** start **

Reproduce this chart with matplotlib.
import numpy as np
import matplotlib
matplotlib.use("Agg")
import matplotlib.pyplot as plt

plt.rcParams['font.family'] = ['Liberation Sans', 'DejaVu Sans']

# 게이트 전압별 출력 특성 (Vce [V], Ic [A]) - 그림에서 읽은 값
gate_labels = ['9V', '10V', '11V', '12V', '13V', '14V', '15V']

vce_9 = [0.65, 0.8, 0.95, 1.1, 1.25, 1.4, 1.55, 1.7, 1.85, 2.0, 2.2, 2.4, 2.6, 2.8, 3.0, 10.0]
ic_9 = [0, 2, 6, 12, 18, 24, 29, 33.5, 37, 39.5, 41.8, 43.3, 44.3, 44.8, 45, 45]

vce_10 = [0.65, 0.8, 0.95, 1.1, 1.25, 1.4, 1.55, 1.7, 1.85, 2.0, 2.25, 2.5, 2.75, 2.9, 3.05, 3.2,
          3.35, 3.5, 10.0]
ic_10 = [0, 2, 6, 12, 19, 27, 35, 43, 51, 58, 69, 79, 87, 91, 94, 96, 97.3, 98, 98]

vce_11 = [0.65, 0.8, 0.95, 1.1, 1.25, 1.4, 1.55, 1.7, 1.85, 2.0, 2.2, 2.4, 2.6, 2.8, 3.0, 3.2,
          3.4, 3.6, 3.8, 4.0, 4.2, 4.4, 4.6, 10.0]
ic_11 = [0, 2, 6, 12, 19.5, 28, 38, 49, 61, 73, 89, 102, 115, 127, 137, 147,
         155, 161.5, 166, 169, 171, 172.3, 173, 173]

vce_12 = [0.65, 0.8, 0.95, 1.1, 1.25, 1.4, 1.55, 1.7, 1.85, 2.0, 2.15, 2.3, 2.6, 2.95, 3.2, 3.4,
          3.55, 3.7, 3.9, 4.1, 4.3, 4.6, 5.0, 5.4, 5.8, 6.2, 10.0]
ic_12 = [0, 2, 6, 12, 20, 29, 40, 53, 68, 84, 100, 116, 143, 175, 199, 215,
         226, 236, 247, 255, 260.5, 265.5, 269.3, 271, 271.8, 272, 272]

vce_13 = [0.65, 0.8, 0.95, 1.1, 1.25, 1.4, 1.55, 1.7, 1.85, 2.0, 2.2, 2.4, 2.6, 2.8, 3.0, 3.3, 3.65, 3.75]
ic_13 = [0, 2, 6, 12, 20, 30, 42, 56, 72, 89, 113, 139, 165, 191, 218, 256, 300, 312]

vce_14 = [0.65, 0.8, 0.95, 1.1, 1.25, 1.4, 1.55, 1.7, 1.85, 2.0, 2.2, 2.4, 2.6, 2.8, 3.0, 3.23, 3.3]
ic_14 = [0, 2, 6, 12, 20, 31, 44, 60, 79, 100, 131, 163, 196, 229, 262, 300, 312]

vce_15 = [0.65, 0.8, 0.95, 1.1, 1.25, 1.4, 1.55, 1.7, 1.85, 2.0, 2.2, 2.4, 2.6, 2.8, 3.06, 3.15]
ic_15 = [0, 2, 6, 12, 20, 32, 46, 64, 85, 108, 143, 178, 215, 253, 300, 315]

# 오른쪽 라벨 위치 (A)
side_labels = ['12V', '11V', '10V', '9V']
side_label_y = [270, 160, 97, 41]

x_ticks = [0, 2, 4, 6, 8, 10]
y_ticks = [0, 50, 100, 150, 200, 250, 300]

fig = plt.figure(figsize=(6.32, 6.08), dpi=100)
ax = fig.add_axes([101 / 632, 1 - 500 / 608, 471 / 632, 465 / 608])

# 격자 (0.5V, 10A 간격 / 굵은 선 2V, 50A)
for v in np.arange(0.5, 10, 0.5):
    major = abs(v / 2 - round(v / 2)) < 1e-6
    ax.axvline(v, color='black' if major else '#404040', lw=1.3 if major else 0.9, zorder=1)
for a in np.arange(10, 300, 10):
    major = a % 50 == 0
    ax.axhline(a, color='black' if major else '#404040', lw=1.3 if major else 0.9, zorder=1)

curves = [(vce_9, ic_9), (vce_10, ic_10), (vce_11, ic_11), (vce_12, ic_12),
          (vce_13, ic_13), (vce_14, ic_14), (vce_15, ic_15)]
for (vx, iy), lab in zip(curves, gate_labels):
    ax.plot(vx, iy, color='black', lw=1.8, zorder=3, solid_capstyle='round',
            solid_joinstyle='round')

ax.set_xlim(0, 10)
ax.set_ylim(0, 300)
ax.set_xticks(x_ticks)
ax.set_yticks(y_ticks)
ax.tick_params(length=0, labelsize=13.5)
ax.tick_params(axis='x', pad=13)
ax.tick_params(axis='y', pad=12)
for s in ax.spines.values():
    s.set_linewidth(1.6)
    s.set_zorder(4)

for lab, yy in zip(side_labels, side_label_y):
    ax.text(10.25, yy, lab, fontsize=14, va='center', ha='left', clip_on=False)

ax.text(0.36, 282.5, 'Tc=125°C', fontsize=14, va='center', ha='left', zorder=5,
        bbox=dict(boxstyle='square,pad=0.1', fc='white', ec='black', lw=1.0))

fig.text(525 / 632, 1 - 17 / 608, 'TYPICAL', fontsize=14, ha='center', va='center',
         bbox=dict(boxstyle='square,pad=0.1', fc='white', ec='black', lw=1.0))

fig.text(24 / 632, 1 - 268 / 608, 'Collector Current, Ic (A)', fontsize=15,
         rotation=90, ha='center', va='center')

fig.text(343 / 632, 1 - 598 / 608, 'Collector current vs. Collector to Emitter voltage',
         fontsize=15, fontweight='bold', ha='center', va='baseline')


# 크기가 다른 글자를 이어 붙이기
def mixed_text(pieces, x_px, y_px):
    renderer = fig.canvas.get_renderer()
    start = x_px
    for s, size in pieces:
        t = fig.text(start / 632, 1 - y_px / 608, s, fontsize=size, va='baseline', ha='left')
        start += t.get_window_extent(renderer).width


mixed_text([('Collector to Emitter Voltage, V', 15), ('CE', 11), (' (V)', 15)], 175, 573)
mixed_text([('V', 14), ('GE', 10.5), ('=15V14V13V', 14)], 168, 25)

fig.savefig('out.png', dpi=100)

** end **
** start **

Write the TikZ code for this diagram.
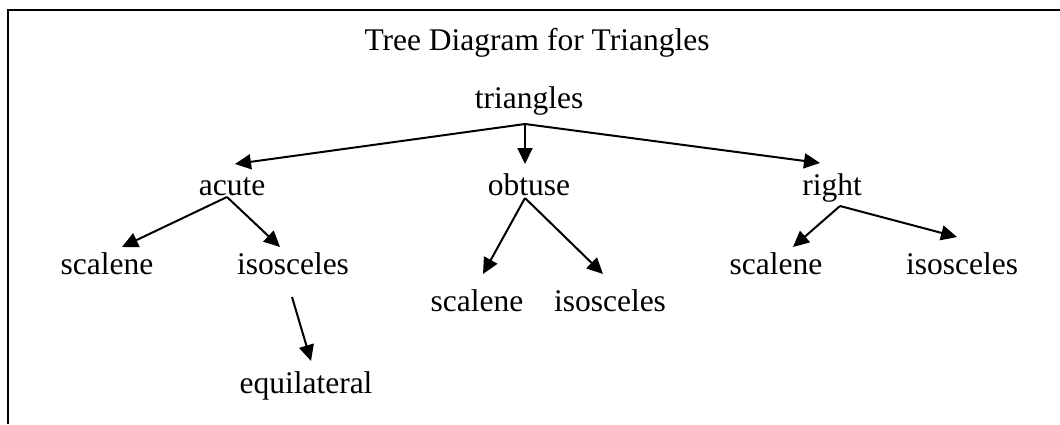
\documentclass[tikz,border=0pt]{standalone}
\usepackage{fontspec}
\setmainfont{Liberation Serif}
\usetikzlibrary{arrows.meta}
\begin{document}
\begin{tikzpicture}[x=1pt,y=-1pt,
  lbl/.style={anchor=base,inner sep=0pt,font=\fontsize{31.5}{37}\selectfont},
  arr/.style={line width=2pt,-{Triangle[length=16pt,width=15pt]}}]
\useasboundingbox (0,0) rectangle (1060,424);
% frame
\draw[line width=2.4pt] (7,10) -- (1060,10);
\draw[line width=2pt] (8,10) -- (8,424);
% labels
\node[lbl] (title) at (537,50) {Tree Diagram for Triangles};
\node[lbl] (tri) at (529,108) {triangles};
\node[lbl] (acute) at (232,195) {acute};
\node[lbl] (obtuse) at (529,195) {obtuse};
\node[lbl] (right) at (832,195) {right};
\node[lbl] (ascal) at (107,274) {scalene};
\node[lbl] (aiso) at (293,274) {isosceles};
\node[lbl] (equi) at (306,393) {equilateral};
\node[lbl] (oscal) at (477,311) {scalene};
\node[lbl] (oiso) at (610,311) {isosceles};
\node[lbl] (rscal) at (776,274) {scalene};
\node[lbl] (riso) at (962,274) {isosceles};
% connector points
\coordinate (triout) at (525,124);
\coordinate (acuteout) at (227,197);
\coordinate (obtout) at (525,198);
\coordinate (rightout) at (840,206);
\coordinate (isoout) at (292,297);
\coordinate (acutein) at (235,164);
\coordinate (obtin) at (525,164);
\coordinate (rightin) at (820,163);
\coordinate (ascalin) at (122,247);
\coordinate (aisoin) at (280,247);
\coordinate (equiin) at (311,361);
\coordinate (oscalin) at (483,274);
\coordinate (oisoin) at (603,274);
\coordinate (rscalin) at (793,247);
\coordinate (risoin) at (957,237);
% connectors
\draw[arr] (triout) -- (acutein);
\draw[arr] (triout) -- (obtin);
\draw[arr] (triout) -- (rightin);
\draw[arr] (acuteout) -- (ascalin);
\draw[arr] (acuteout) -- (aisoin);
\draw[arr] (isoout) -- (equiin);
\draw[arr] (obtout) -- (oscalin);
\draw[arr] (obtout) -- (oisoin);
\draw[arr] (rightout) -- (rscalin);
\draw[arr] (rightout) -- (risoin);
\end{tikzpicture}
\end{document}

** end **

▶ _Short problem_
Quote only the lines running from the line that holds "Reproduce this chart with matplotlib." to the line that holds "plt.rcParams['font.family'] = ['Liberation", both ends included.

▶ _Response_
Reproduce this chart with matplotlib.
import numpy as np
import matplotlib
matplotlib.use("Agg")
import matplotlib.pyplot as plt

plt.rcParams['font.family'] = ['Liberation Sans', 'DejaVu Sans']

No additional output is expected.